# Work instructions
Any pictures should be left out; please print exactly the lines between the line with "Output the LaTeX" and the line with "text=titlegray] (title) at", inclusive.

# Information shown
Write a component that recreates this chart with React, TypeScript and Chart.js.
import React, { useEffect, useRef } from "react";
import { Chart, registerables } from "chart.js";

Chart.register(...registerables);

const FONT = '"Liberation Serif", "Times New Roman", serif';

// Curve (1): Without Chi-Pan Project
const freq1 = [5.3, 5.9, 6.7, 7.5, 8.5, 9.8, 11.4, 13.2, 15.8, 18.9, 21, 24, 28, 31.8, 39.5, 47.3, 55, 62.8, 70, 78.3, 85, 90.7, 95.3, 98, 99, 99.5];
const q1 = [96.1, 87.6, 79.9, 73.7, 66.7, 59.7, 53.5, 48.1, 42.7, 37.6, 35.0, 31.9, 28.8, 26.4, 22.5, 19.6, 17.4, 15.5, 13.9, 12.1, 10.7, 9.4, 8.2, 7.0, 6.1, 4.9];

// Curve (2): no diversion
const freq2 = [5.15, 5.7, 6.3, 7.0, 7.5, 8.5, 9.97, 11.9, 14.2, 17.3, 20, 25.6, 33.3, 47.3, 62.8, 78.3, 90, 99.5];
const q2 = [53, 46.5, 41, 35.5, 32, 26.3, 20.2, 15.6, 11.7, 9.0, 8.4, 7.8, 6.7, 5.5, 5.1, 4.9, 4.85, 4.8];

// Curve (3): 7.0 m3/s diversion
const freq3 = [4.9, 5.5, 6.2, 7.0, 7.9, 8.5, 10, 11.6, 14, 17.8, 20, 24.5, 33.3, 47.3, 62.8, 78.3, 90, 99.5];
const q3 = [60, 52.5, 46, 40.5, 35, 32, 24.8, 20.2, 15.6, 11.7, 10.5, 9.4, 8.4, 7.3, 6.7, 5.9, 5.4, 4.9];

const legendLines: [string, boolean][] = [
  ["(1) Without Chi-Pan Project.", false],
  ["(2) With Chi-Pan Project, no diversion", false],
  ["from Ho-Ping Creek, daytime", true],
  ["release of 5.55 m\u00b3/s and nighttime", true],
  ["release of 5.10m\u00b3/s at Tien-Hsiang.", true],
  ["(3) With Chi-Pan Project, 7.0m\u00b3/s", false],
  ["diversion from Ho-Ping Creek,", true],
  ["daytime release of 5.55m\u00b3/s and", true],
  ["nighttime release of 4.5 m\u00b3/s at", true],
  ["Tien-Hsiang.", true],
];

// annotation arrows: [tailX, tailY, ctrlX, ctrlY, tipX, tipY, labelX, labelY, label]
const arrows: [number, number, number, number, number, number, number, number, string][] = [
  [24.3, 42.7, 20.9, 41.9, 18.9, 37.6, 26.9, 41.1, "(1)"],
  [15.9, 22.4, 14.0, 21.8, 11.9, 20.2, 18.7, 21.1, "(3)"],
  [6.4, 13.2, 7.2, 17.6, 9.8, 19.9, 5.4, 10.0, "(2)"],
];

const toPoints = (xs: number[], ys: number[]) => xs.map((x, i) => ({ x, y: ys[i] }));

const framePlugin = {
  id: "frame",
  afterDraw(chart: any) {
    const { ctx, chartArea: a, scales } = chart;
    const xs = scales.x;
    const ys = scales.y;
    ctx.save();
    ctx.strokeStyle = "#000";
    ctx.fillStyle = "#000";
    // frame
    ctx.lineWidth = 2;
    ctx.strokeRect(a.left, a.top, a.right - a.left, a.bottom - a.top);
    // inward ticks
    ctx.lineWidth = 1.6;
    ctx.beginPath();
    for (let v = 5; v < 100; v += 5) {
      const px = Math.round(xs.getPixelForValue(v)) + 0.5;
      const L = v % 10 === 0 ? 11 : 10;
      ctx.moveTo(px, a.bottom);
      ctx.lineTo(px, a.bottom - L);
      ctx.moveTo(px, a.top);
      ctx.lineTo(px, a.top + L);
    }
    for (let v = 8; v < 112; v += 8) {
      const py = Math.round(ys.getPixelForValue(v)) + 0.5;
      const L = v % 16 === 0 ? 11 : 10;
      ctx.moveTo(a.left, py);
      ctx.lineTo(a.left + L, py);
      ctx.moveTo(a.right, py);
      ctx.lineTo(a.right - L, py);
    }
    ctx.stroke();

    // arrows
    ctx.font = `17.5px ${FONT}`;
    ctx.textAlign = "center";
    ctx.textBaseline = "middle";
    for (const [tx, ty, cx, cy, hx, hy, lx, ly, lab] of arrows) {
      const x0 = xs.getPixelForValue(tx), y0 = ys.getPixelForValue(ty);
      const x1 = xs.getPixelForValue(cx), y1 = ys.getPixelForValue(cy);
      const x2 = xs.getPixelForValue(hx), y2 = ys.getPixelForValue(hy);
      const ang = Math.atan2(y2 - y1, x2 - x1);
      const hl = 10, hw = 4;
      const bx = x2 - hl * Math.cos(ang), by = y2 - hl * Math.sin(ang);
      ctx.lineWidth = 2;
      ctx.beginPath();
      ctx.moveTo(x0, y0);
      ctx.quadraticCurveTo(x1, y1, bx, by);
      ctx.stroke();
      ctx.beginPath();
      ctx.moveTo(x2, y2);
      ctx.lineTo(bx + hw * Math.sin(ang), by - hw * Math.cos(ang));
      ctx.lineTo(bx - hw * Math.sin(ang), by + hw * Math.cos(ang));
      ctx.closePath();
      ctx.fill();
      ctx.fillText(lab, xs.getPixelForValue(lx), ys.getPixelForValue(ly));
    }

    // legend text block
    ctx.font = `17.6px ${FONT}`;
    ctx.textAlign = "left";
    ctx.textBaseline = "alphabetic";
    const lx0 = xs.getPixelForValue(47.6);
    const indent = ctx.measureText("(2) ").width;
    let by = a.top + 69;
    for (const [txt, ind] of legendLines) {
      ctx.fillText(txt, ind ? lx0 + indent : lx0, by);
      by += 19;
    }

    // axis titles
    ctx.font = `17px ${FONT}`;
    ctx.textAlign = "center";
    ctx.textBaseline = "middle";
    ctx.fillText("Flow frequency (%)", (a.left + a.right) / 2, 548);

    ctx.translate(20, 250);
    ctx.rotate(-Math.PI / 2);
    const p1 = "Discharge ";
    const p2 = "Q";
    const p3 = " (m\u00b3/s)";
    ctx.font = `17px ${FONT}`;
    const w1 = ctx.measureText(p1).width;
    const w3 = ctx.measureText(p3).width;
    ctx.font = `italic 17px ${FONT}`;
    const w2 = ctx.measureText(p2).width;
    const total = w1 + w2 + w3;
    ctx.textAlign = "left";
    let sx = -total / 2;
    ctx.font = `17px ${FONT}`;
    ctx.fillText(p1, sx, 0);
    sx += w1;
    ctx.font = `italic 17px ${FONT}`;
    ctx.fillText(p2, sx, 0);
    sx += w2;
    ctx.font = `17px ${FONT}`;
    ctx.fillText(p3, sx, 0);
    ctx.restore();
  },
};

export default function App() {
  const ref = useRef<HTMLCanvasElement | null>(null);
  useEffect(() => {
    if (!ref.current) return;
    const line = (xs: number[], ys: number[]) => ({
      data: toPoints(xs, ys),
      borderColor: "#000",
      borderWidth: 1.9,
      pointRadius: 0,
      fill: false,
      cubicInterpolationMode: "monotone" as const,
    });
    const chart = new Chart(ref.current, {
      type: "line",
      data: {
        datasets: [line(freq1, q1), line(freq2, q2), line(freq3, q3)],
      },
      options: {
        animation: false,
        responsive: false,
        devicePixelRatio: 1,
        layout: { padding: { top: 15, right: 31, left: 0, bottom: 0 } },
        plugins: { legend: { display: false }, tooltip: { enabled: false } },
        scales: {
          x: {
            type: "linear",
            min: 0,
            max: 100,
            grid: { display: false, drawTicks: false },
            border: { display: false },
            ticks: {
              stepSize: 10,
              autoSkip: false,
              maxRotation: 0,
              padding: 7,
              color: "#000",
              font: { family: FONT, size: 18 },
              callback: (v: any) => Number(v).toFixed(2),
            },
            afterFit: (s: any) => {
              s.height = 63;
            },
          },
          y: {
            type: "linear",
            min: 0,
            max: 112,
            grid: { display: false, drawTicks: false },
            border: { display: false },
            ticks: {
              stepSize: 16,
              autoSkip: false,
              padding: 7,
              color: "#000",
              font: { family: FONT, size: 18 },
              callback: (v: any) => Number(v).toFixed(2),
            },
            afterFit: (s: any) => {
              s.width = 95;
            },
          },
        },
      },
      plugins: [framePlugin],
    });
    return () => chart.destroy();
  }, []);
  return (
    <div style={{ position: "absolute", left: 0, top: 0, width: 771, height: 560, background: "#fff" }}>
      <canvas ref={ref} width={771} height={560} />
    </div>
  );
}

* * *

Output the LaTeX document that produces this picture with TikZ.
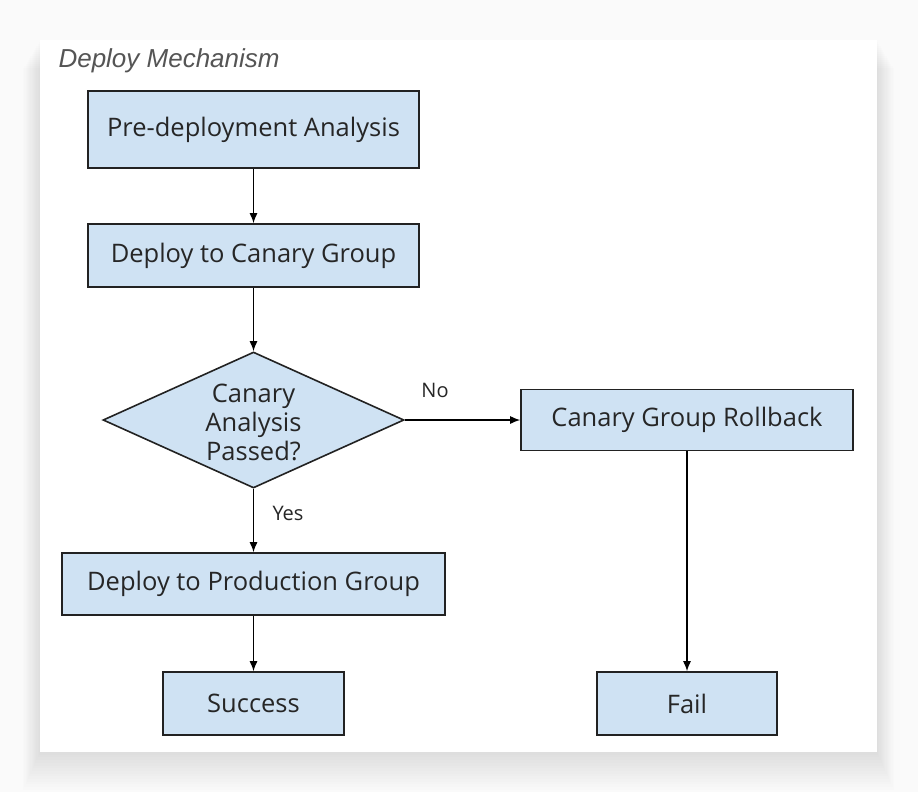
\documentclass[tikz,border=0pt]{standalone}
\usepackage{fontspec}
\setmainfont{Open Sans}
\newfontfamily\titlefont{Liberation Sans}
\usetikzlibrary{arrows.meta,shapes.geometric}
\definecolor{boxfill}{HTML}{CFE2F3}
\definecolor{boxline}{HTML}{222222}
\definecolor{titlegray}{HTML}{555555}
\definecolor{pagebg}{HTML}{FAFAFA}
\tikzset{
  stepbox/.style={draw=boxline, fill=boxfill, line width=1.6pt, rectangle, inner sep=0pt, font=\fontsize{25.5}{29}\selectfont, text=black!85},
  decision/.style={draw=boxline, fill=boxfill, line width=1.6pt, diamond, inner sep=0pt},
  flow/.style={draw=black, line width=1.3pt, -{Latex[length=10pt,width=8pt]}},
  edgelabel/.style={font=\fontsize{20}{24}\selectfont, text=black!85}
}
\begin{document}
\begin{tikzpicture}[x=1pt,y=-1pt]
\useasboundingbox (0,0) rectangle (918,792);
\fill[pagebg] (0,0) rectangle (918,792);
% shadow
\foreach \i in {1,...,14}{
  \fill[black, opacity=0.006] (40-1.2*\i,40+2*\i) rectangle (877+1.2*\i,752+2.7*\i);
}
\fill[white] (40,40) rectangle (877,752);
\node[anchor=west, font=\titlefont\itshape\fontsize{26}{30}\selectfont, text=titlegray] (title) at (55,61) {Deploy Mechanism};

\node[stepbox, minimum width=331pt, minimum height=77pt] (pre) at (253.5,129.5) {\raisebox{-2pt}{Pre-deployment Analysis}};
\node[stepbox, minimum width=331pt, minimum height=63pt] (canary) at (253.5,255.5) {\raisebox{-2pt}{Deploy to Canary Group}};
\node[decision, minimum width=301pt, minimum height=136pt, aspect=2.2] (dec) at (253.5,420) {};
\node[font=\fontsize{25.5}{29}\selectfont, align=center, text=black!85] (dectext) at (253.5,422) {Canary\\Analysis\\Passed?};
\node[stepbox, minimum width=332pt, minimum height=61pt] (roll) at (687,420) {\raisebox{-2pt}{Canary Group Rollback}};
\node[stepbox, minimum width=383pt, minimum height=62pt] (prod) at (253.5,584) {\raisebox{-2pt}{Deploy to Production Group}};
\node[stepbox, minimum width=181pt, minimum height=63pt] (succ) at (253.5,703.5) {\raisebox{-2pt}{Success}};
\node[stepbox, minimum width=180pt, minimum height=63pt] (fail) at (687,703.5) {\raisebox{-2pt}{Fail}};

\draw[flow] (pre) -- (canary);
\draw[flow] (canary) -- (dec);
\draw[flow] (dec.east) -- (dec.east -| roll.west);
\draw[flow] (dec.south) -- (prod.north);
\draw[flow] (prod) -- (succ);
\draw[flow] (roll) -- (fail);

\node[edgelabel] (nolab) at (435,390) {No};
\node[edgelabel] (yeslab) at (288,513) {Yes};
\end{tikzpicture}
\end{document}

# Result of this task
Output the LaTeX document that produces this picture with TikZ.
\documentclass[tikz,border=0pt]{standalone}
\usepackage{fontspec}
\setmainfont{Open Sans}
\newfontfamily\titlefont{Liberation Sans}
\usetikzlibrary{arrows.meta,shapes.geometric}
\definecolor{boxfill}{HTML}{CFE2F3}
\definecolor{boxline}{HTML}{222222}
\definecolor{titlegray}{HTML}{555555}
\definecolor{pagebg}{HTML}{FAFAFA}
\tikzset{
  stepbox/.style={draw=boxline, fill=boxfill, line width=1.6pt, rectangle, inner sep=0pt, font=\fontsize{25.5}{29}\selectfont, text=black!85},
  decision/.style={draw=boxline, fill=boxfill, line width=1.6pt, diamond, inner sep=0pt},
  flow/.style={draw=black, line width=1.3pt, -{Latex[length=10pt,width=8pt]}},
  edgelabel/.style={font=\fontsize{20}{24}\selectfont, text=black!85}
}
\begin{document}
\begin{tikzpicture}[x=1pt,y=-1pt]
\useasboundingbox (0,0) rectangle (918,792);
\fill[pagebg] (0,0) rectangle (918,792);
% shadow
\foreach \i in {1,...,14}{
  \fill[black, opacity=0.006] (40-1.2*\i,40+2*\i) rectangle (877+1.2*\i,752+2.7*\i);
}
\fill[white] (40,40) rectangle (877,752);
\node[anchor=west, font=\titlefont\itshape\fontsize{26}{30}\selectfont, text=titlegray] (title) at (55,61) {Deploy Mechanism};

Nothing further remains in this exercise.